** START Source material **

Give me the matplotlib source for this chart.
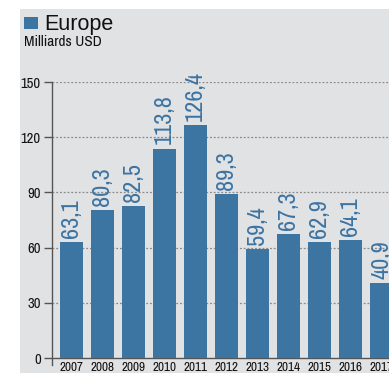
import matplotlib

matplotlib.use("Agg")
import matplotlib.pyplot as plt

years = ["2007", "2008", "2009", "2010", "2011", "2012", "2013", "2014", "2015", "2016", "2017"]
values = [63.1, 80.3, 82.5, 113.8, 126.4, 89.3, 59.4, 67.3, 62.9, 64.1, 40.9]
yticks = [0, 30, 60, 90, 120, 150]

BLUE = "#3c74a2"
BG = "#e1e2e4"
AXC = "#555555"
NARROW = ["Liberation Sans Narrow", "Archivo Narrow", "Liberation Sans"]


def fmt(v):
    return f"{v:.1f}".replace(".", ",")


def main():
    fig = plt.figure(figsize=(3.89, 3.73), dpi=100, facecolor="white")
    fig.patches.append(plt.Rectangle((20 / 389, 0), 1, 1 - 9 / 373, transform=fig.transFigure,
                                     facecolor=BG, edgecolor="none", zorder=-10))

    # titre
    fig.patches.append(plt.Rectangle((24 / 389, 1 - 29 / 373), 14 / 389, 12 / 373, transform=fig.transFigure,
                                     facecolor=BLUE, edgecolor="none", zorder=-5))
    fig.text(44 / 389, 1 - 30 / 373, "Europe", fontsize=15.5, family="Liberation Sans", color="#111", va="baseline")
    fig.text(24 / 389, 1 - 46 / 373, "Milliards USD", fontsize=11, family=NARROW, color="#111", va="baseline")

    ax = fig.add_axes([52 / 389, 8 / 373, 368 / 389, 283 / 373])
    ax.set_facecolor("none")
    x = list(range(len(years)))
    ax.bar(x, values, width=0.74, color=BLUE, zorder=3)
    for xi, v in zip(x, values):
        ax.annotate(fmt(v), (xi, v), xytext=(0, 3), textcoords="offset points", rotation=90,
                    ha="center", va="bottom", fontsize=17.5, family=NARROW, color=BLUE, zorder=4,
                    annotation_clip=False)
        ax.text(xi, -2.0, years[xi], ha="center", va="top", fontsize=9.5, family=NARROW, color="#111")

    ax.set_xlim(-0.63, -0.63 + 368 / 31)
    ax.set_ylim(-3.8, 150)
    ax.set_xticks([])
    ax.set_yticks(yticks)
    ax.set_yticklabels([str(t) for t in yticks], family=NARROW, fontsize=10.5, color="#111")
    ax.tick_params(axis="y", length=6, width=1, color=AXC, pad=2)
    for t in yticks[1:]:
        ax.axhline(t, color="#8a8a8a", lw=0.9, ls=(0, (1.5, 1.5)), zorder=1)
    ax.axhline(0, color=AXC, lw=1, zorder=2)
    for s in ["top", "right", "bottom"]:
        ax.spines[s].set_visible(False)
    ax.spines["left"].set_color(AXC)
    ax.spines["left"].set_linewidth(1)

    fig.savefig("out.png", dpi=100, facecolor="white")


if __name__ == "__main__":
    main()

** END Source material **
** START Source material **

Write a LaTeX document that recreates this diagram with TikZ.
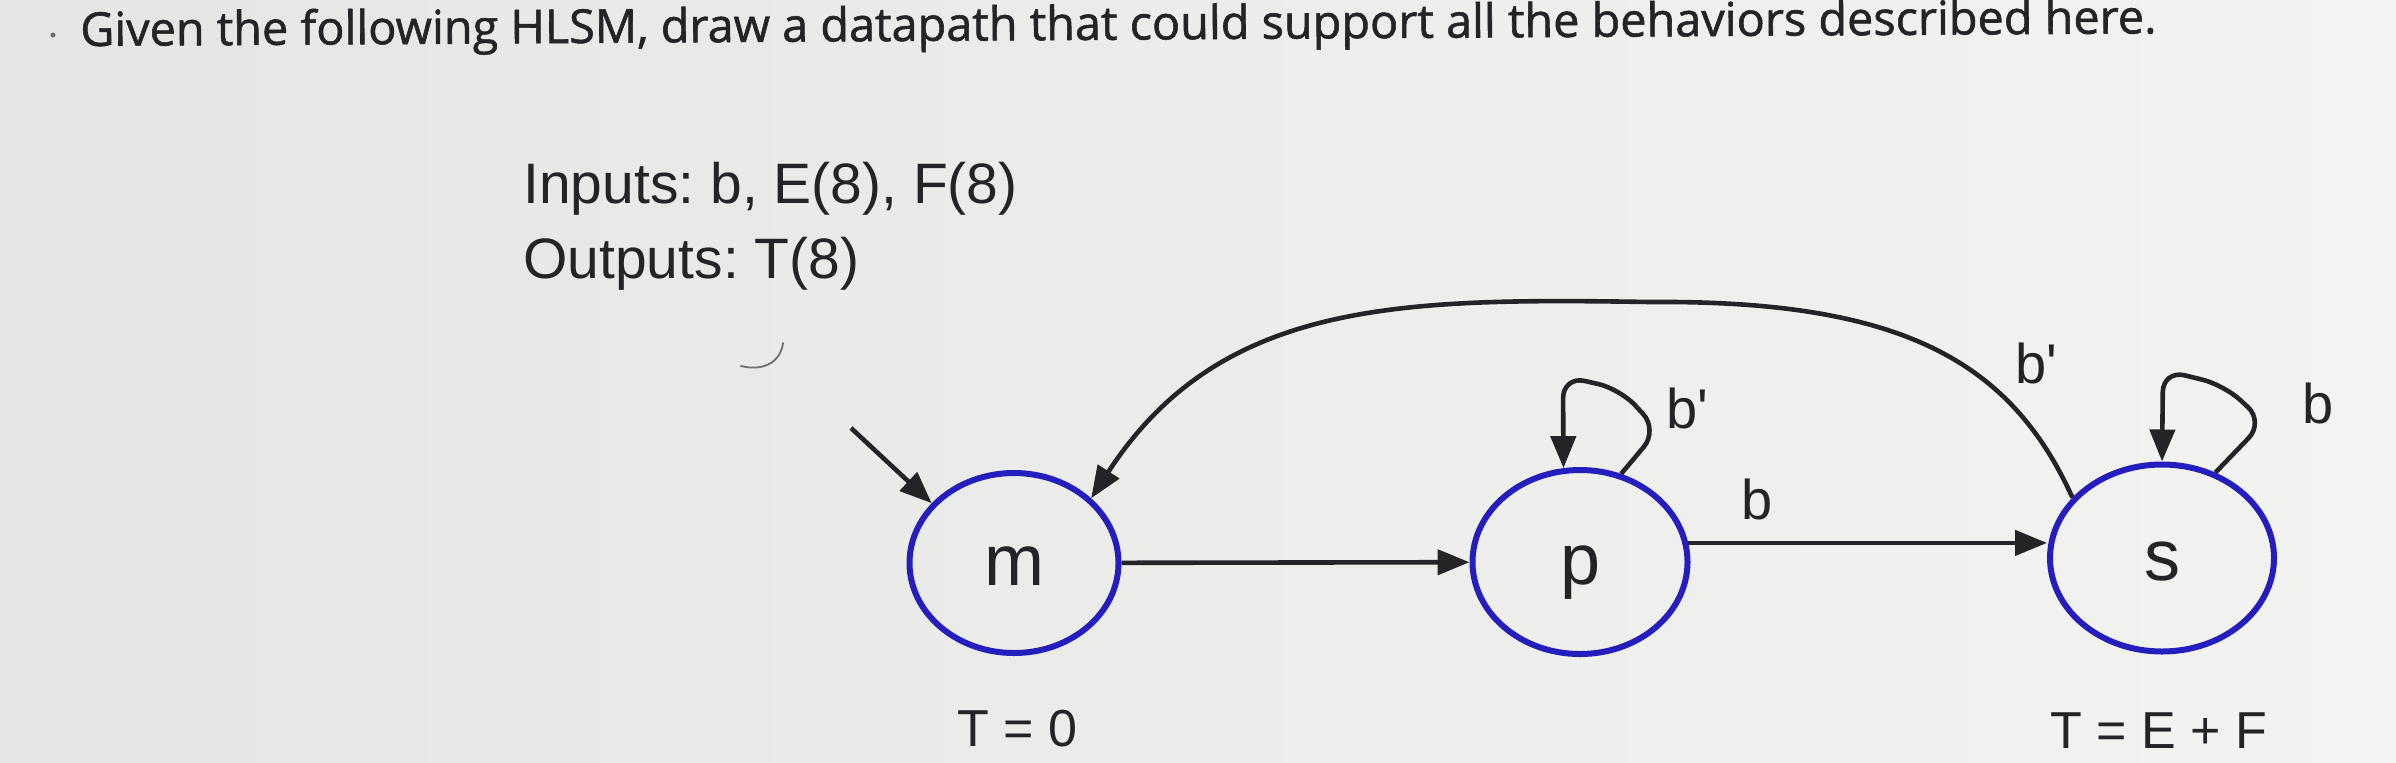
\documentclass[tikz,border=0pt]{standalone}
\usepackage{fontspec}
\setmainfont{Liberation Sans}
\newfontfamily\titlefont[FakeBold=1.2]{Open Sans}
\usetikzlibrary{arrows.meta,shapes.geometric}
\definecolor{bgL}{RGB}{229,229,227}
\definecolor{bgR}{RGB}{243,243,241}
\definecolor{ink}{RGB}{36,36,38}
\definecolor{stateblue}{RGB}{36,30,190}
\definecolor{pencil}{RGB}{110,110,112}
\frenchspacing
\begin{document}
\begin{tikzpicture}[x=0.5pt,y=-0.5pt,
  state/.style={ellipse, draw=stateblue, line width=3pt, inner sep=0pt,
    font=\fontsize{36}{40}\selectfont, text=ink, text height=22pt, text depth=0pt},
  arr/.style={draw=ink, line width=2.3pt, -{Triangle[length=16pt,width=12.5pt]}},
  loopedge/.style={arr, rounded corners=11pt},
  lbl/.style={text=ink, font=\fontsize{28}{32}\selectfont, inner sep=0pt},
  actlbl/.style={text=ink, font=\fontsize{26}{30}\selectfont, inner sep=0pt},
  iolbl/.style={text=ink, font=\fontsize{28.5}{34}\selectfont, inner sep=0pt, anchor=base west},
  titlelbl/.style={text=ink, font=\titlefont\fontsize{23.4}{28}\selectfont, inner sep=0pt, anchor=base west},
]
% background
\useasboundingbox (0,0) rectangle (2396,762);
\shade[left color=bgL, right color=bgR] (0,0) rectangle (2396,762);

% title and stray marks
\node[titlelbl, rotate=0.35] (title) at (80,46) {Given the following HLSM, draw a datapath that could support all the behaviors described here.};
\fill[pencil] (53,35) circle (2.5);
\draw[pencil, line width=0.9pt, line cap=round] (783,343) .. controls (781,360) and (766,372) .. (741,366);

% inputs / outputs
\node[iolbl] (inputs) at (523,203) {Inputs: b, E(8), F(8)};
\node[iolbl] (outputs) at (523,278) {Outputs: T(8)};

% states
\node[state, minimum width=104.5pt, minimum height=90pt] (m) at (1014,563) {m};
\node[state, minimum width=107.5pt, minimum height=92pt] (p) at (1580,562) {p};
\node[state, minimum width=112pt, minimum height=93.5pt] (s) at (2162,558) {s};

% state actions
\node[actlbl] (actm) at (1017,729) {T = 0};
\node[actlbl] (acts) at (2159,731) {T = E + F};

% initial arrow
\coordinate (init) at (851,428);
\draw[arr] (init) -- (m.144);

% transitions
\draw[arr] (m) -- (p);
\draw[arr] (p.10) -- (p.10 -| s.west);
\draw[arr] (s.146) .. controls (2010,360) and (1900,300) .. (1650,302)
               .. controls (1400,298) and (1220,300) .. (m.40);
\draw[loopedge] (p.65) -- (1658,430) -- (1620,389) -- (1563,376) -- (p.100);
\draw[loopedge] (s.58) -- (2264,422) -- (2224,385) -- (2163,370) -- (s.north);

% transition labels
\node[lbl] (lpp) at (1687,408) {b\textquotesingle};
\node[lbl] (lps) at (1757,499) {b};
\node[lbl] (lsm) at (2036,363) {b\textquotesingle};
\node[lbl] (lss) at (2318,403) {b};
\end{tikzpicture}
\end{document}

** END Source material **

Requirement
Print out, exactly and with nothing added, the lines starting at the line holding "Write a LaTeX" and ending at the line holding "(init) -- (m.144);", minus any pictures.

Answer to the exercise
Write a LaTeX document that recreates this diagram with TikZ.
\documentclass[tikz,border=0pt]{standalone}
\usepackage{fontspec}
\setmainfont{Liberation Sans}
\newfontfamily\titlefont[FakeBold=1.2]{Open Sans}
\usetikzlibrary{arrows.meta,shapes.geometric}
\definecolor{bgL}{RGB}{229,229,227}
\definecolor{bgR}{RGB}{243,243,241}
\definecolor{ink}{RGB}{36,36,38}
\definecolor{stateblue}{RGB}{36,30,190}
\definecolor{pencil}{RGB}{110,110,112}
\frenchspacing
\begin{document}
\begin{tikzpicture}[x=0.5pt,y=-0.5pt,
  state/.style={ellipse, draw=stateblue, line width=3pt, inner sep=0pt,
    font=\fontsize{36}{40}\selectfont, text=ink, text height=22pt, text depth=0pt},
  arr/.style={draw=ink, line width=2.3pt, -{Triangle[length=16pt,width=12.5pt]}},
  loopedge/.style={arr, rounded corners=11pt},
  lbl/.style={text=ink, font=\fontsize{28}{32}\selectfont, inner sep=0pt},
  actlbl/.style={text=ink, font=\fontsize{26}{30}\selectfont, inner sep=0pt},
  iolbl/.style={text=ink, font=\fontsize{28.5}{34}\selectfont, inner sep=0pt, anchor=base west},
  titlelbl/.style={text=ink, font=\titlefont\fontsize{23.4}{28}\selectfont, inner sep=0pt, anchor=base west},
]
% background
\useasboundingbox (0,0) rectangle (2396,762);
\shade[left color=bgL, right color=bgR] (0,0) rectangle (2396,762);

% title and stray marks
\node[titlelbl, rotate=0.35] (title) at (80,46) {Given the following HLSM, draw a datapath that could support all the behaviors described here.};
\fill[pencil] (53,35) circle (2.5);
\draw[pencil, line width=0.9pt, line cap=round] (783,343) .. controls (781,360) and (766,372) .. (741,366);

% inputs / outputs
\node[iolbl] (inputs) at (523,203) {Inputs: b, E(8), F(8)};
\node[iolbl] (outputs) at (523,278) {Outputs: T(8)};

% states
\node[state, minimum width=104.5pt, minimum height=90pt] (m) at (1014,563) {m};
\node[state, minimum width=107.5pt, minimum height=92pt] (p) at (1580,562) {p};
\node[state, minimum width=112pt, minimum height=93.5pt] (s) at (2162,558) {s};

% state actions
\node[actlbl] (actm) at (1017,729) {T = 0};
\node[actlbl] (acts) at (2159,731) {T = E + F};

% initial arrow
\coordinate (init) at (851,428);
\draw[arr] (init) -- (m.144);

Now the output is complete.